FIG. 2 is a schematic block diagram of an example computing device/node 200 that may be used with one or more embodiments described herein e.g., as any of the devices shown in FIG. 1 above or any of the devices described further below. The device may comprise one or more network interfaces 210 (e.g., wired, wireless, cellular, PLC, etc.), at least one processor 220, and a memory 240 interconnected by a system bus 250, as well as a power supply 260 (e.g., battery, plug-in, etc.).
The network interface(s) 210 contain the mechanical, electrical, and signaling circuitry for communicating data over links coupled to the network 100. The network interfaces may be configured to transmit and/or receive data using a variety of different communication protocols. Note, further, that the nodes may have two or more different types of network connections 210, e.g., wireless and wired/physical connections, and that the view herein is merely for illustration.
The memory 240 comprises a plurality of storage locations that are addressable by the processor 220 and the network interfaces 210 for storing software programs and data structures associated with the embodiments described herein. The processor 220 may comprise hardware elements or hardware logic adapted to execute the software programs and manipulate the data structures 245. An operating system 242, portions of which are typically resident in memory 240 and executed by the processor, functionally organizes the device by, among other things, invoking operations in support of software processes and/or services executing on the device. These software processes and/or services may comprise an illustrative individual pre-shared key (IPSK) process 248, as described herein.

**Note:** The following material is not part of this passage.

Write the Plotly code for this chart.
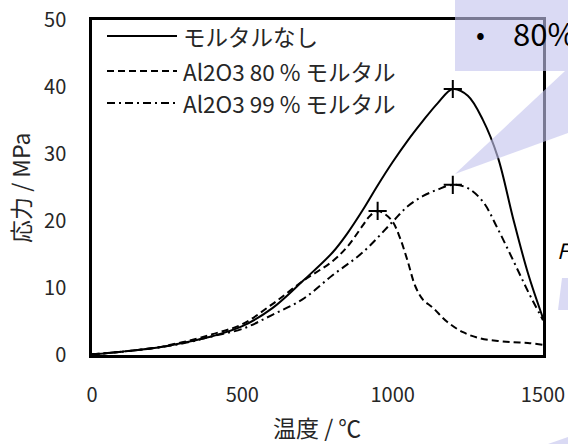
import plotly.graph_objects as go

# ---------------- data ----------------
temp = [0, 100, 200, 300, 400, 500, 600, 700, 800, 850, 900, 950, 1000, 1050,
        1100, 1150, 1200, 1250, 1300, 1350, 1400, 1450, 1500]
stress_none = [0.1, 0.5, 1.0, 1.8, 2.8, 4.3, 7.0, 11.0, 15.3, 18.2, 21.6, 25.3,
               28.8, 32.0, 34.9, 37.6, 39.7, 38.7, 35.1, 29.5, 20.5, 12.2, 5.5]

temp_80 = [0, 100, 200, 300, 400, 500, 600, 700, 800, 850, 900, 925, 950, 975,
           1000, 1025, 1050, 1075, 1100, 1135, 1180, 1234, 1290, 1350, 1400,
           1450, 1500]
stress_80 = [0.1, 0.5, 1.0, 1.9, 3.1, 4.6, 7.6, 11.0, 14.0, 16.2, 19.3, 20.8,
             21.5, 21.0, 19.9, 17.4, 14.0, 10.3, 8.3, 7.0, 5.0, 3.4, 2.5, 2.1,
             1.9, 1.8, 1.5]

temp_99 = [0, 100, 200, 300, 400, 500, 600, 700, 800, 900, 1000, 1050, 1100,
           1150, 1200, 1250, 1300, 1350, 1400, 1450, 1500]
stress_99 = [0.1, 0.5, 1.0, 1.7, 2.8, 3.9, 6.0, 8.3, 11.9, 15.3, 19.9, 22.2,
             23.7, 24.7, 25.4, 24.9, 22.9, 18.8, 14.2, 9.5, 5.2]

peak_temp = [1200, 950, 1200]
peak_stress = [39.7, 21.5, 25.4]

series_names = ["モルタルなし", "Al2O3 80 % モルタル", "Al2O3 99 % モルタル"]
series_dash = ["solid", "7px,4px", "8px,4px,2px,4px"]

x_ticks = [0, 500, 1000, 1500]
y_ticks = [0, 10, 20, 30, 40, 50]

FONT = "Noto Sans CJK JP"
TXT = "#262626"

# ---------------- figure ----------------
fig = go.Figure()
for xs, ys, name, dash in zip([temp, temp_80, temp_99],
                              [stress_none, stress_80, stress_99],
                              series_names, series_dash):
    fig.add_trace(go.Scatter(x=xs, y=ys, name=name, mode="lines",
                             line=dict(color="black", width=2, dash=dash,
                                       shape="spline", smoothing=1.0),
                             showlegend=False))

fig.add_trace(go.Scatter(x=peak_temp, y=peak_stress, mode="markers",
                         marker=dict(symbol="cross-thin", size=13,
                                     line=dict(color="black", width=2)),
                         showlegend=False, hoverinfo="skip"))

# plot area in pixels: x 92..543, y 20..355
L, R, T, B = 92, 543, 20, 355
W, H = 568, 444


def px(x):
    return (x - L) / (R - L)


def py(y):
    return (B - y) / (B - T)


shapes = []
annotations = []

# manual legend (long line samples, as in the reference)
leg_y = [36, 71, 103]
for name, dash, yy in zip(series_names, series_dash, leg_y):
    shapes.append(dict(type="line", xref="paper", yref="paper",
                       x0=px(107), x1=px(177), y0=py(yy), y1=py(yy),
                       line=dict(color="black", width=2, dash=dash)))
    annotations.append(dict(text=name, xref="paper", yref="paper",
                            x=px(181), y=py(yy), xanchor="left",
                            yanchor="middle", showarrow=False,
                            font=dict(family=FONT, size=22.5, color=TXT)))

# lavender callout overlay (slide decoration)
LAV = "rgba(196,196,238,0.62)"
shapes.append(dict(type="path", xref="paper", yref="paper", layer="above",
                   path=f"M {px(455)},{py(0)} L {px(568)},{py(0)} L {px(568)},{py(71)} L {px(455)},{py(71)} Z",
                   fillcolor=LAV, line=dict(width=0)))
shapes.append(dict(type="path", xref="paper", yref="paper", layer="above",
                   path=f"M {px(455)},{py(174)} L {px(565)},{py(71)} L {px(568)},{py(71)} L {px(568)},{py(133)} Z",
                   fillcolor=LAV, line=dict(width=0)))
shapes.append(dict(type="path", xref="paper", yref="paper", layer="above",
                   path=f"M {px(562)},{py(278)} L {px(568)},{py(278)} L {px(568)},{py(310)} L {px(558)},{py(310)} Z",
                   fillcolor=LAV, line=dict(width=0)))
shapes.append(dict(type="path", xref="paper", yref="paper", layer="above",
                   path=f"M {px(548)},{py(444)} L {px(568)},{py(437)} L {px(568)},{py(444)} Z",
                   fillcolor=LAV, line=dict(width=0)))

annotations.append(dict(text="•", xref="paper", yref="paper", x=px(480),
                        y=py(33), xanchor="center", yanchor="middle",
                        showarrow=False,
                        font=dict(family=FONT, size=26, color="black")))
annotations.append(dict(text="80%", xref="paper", yref="paper", x=px(511),
                        y=py(33), xanchor="left", yanchor="middle",
                        showarrow=False,
                        font=dict(family=FONT, size=31, color="black")))
annotations.append(dict(text="<i>F</i>", xref="paper", yref="paper", x=px(555),
                        y=py(250), xanchor="left", yanchor="middle",
                        showarrow=False,
                        font=dict(family=FONT, size=21, color="black")))

# axis titles as annotations for exact placement
annotations.append(dict(text="温度 / ℃", xref="paper", yref="paper",
                        x=px(317), y=py(427), xanchor="center",
                        yanchor="middle", showarrow=False,
                        font=dict(family=FONT, size=23, color=TXT)))
annotations.append(dict(text="応力 / MPa", xref="paper", yref="paper",
                        x=px(20), y=py(188), xanchor="center",
                        yanchor="middle", showarrow=False, textangle=-90,
                        font=dict(family=FONT, size=23, color=TXT)))

fig.update_layout(
    width=W, height=H,
    margin=dict(l=L, r=W - R, t=T, b=H - B, autoexpand=False),
    paper_bgcolor="white", plot_bgcolor="white",
    font=dict(family=FONT, size=20, color=TXT),
    shapes=shapes, annotations=annotations,
    showlegend=False,
)
fig.update_xaxes(range=[0, 1500], tickvals=x_ticks, showgrid=False,
                 zeroline=False, showline=True, linecolor="black",
                 linewidth=2.5, mirror=True, ticks="", ticklabelstandoff=20,
                 automargin=False)
fig.update_yaxes(range=[0, 50], tickvals=y_ticks, showgrid=False,
                 zeroline=False, showline=True, linecolor="black",
                 linewidth=2.5, mirror=True, ticks="", ticklabelstandoff=19,
                 automargin=False)

fig.write_html("out.html")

It will be apparent to those skilled in the art that other processor and memory types, including various computer-readable media, may be used to store and execute program instructions pertaining to the techniques described herein. Also, while the description illustrates various processes, it is expressly contemplated that various processes may be embodied as modules configured to operate in accordance with the techniques herein (e.g., according to the functionality of a similar process). Further, while the processes have been shown separately, those skilled in the art will appreciate that processes may be routines or modules within other processes.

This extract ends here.